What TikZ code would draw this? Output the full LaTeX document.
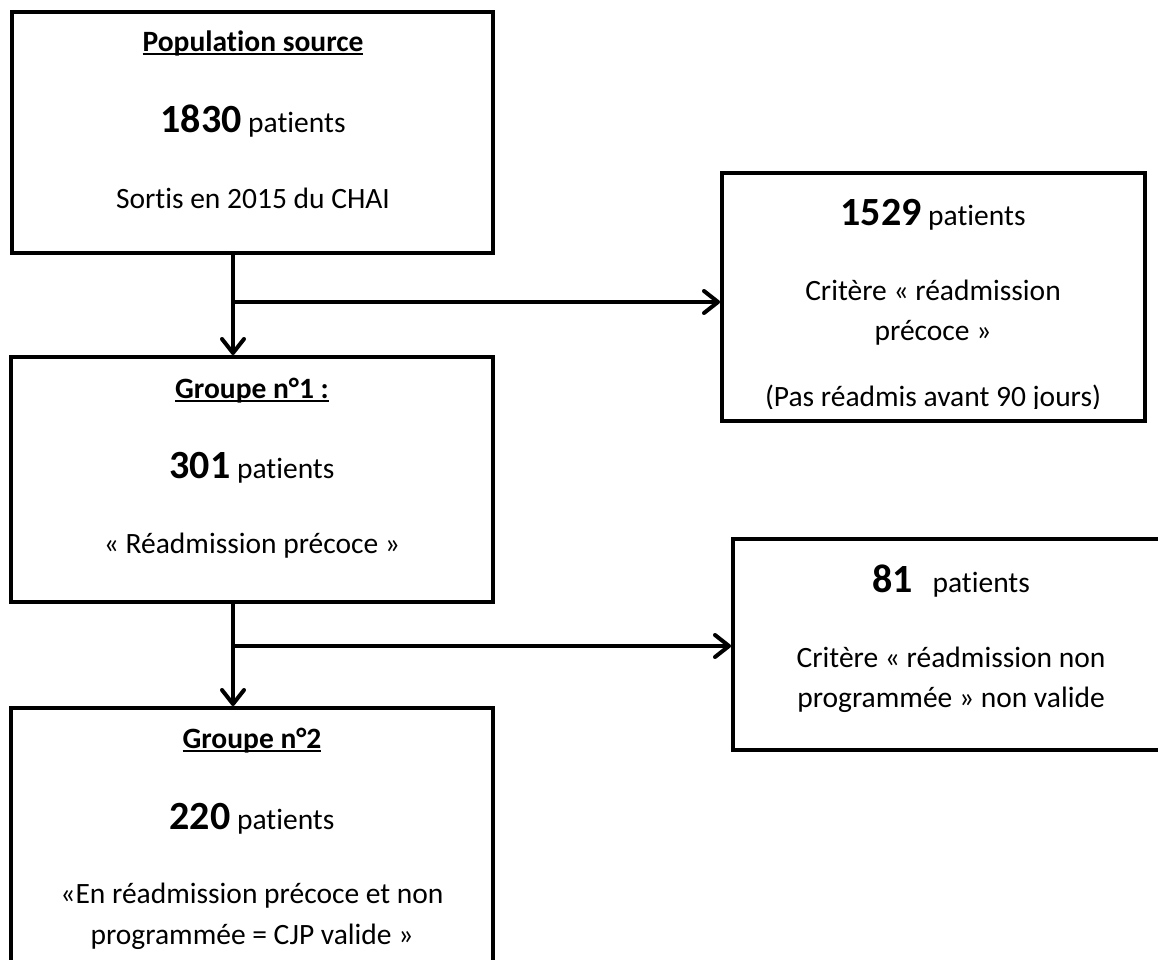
\documentclass[tikz,border=0pt]{standalone}
\usepackage{fontspec}
\setmainfont{Carlito}[Ligatures=NoCommon]
\usetikzlibrary{arrows.meta}
\newcommand{\bodyfs}{\fontsize{29.5pt}{35pt}\selectfont}
\newcommand{\bigfs}{\fontsize{40pt}{48pt}\selectfont}
\newcommand{\num}[1]{{\bigfs\bfseries #1}}
\newcommand{\ulin}[1]{\setbox0\hbox{#1}\rlap{\rule[-3.5pt]{\wd0}{2pt}}\box0}
\begin{document}
\begin{tikzpicture}[x=1pt,y=-1pt,
  boxnode/.style={draw=black, line width=4pt, rectangle, inner sep=0pt, fill=white},
  txt/.style={anchor=base, inner sep=0pt, font=\bodyfs},
  conn/.style={line width=4pt, line cap=round},
  arrowconn/.style={conn, -{Straight Barb[length=14pt,width=22pt,line cap=round,line join=round]}}
]
\useasboundingbox (0,0) rectangle (1158,960);
\fill[white] (0,0) rectangle (1158,960);
\clip (0,0) rectangle (1158,960);

% boxes
\node[boxnode, minimum width=481pt, minimum height=241pt] (b1) at (252.5,132.5) {};
\node[boxnode, minimum width=423pt, minimum height=248pt] (b2) at (933.5,297) {};
\node[boxnode, minimum width=482pt, minimum height=245pt] (b3) at (252,479.5) {};
\node[boxnode, minimum width=436pt, minimum height=211pt] (b4) at (951,644.5) {};
\node[boxnode, minimum width=482pt, minimum height=292pt] (b5) at (252,854) {};

% junctions
\coordinate (j1) at (233,302);
\coordinate (j2) at (233,646);

% connectors
\draw[conn] (b1.south -| j1) -- (j1);
\draw[arrowconn] (j1) -- (b3.north -| j1);
\draw[arrowconn] (j1) -- (j1 -| b2.west);
\draw[conn] (b3.south -| j2) -- (j2);
\draw[arrowconn] (j2) -- (b5.north -| j2);
\draw[arrowconn] (j2) -- (j2 -| b4.west);

% box 1 text
\node[txt] (t1a) at (253,52) {\bfseries\ulin{Population source}};
\node[txt] (t1b) at (253,133) {\num{1830} patients};
\node[txt] (t1c) at (253,208) {Sortis en 2015 du CHAI};

% box 2 text
\node[txt] (t2a) at (933,225) {\num{1529} patients};
\node[txt] (t2b) at (933,300) {Critère « réadmission};
\node[txt] (t2c) at (933,340) {précoce »};
\begin{scope}
\clip (700,160) rectangle (1160,408.5);
\node[txt] (t2d) at (933,406) {(Pas réadmis avant 90 jours)};
\end{scope}

% box 3 text
\node[txt] (t3a) at (252,398) {\bfseries\ulin{Groupe n°1 :}};
\node[txt] (t3b) at (252,478) {\num{301} patients};
\node[txt] (t3c) at (252,553) {« Réadmission précoce »};

% box 4 text
\node[txt] (t4a) at (951,592) {\num{81}\hspace{0.45em} patients};
\node[txt] (t4b) at (951,667) {Critère « réadmission non};
\node[txt] (t4c) at (951,707) {programmée » non valide};

% box 5 text
\node[txt] (t5a) at (252,748) {\bfseries\ulin{Groupe n°2}};
\node[txt] (t5b) at (252,829) {\num{220} patients};
\node[txt] (t5c) at (252,903) {«En réadmission précoce et non};
\node[txt] (t5d) at (252,944) {programmée = CJP valide »};
\end{tikzpicture}
\end{document}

════════════════════

• Exercise
Keep only the lines that hold the string "draw", and copy them out.

• Task answer
What TikZ code would draw this? Output the full LaTeX document.
  boxnode/.style={draw=black, line width=4pt, rectangle, inner sep=0pt, fill=white},
\draw[conn] (b1.south -| j1) -- (j1);
\draw[arrowconn] (j1) -- (b3.north -| j1);
\draw[arrowconn] (j1) -- (j1 -| b2.west);
\draw[conn] (b3.south -| j2) -- (j2);
\draw[arrowconn] (j2) -- (b5.north -| j2);
\draw[arrowconn] (j2) -- (j2 -| b4.west);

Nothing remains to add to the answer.